6.2 Marco Legal da IA (Lei nº 14.458/2022)

Esta lei estabelece requisitos de transparência, responsabilidade e auditoria para sistemas de IA de alta relevância. Pontos críticos:

  • Registro de modelo em órgão competente (ex.: Registro de Algoritmos).
  • Relatórios de impacto de direitos fundamentais.
  • Procedimentos de mitigação de vieses.

7. Melhores práticas para desenvolvedores

7.1 Pipeline de desenvolvimento responsável

  1. Planejamento de dados: coleta equilibrada, anonimização e documentação.
  2. Treinamento com fairness: usar algoritmos de mitigação como Reweighing ou Adversarial Debiasing.
  3. Validação contínua: monitorar métricas de justiça em produção.
  4. Deploy seguro: containerização com Docker, CI/CD que inclui testes de fairness.
  5. Feedback loop: incorporar reclamações de usuários para re‑treinar o modelo.

7.2 Documentação e comunicação

Crie um Model Card (cartão de modelo) que detalhe:

  • Objetivo do modelo.
  • Dados de origem e processos de limpeza.
  • Métricas de desempenho e justiça.
  • Limitações e riscos.

Disponibilize o Model Card no site da sua plataforma e inclua link na seção de ajuda.

8. Desafios e Futuro

Apesar dos avanços, ainda há barreiras:

  • Escassez de datasets brasileiros balanceados: necessidade de colaboração entre universidades e empresas.
  • Complexidade de explicar decisões em tempo real: latência de técnicas XAI.
  • Regulação em evolução: adaptações constantes às novas normas da ANPD.

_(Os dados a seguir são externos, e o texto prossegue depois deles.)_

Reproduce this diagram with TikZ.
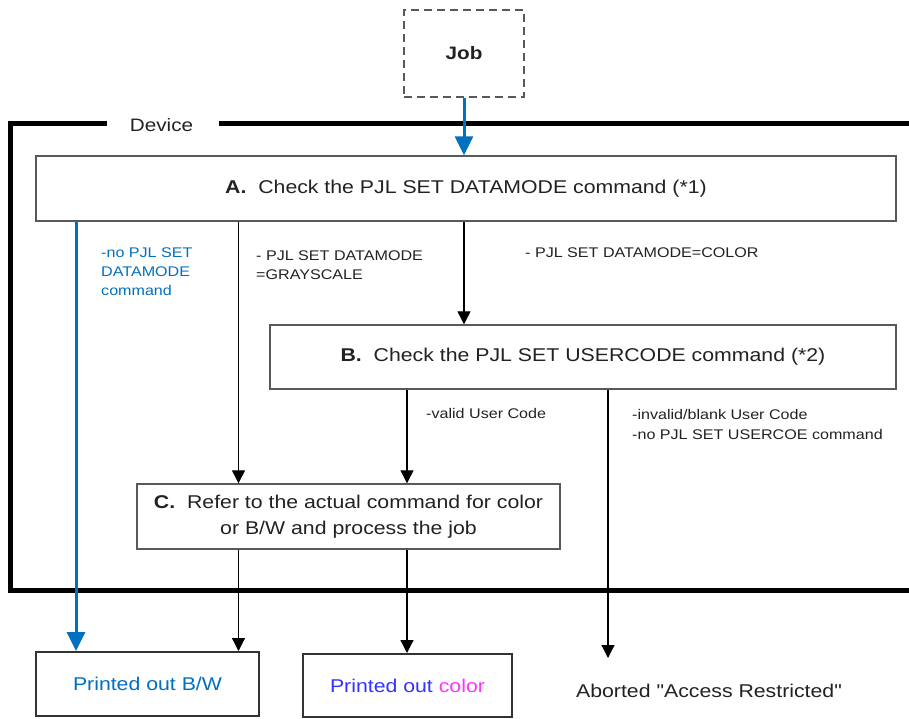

O futuro aponta para IA explicável por design, onde a justiça é incorporada já na fase de concepção, e para auditoria automatizada via smart contracts que registram cada decisão em blockchain, facilitando a verificação pública.

Conclusão

Garantir que sistemas de IA sejam justos e transparentes não é apenas uma exigência legal; trata‑se de construir confiança duradoura entre usuários de cripto, desenvolvedores e reguladores. Ao adotar pipelines responsáveis, métricas robustas, auditorias independentes e comunicação clara, o ecossistema brasileiro de criptomoedas pode liderar a adoção de IA ética, impulsionando inovação sem sacrificar direitos fundamentais.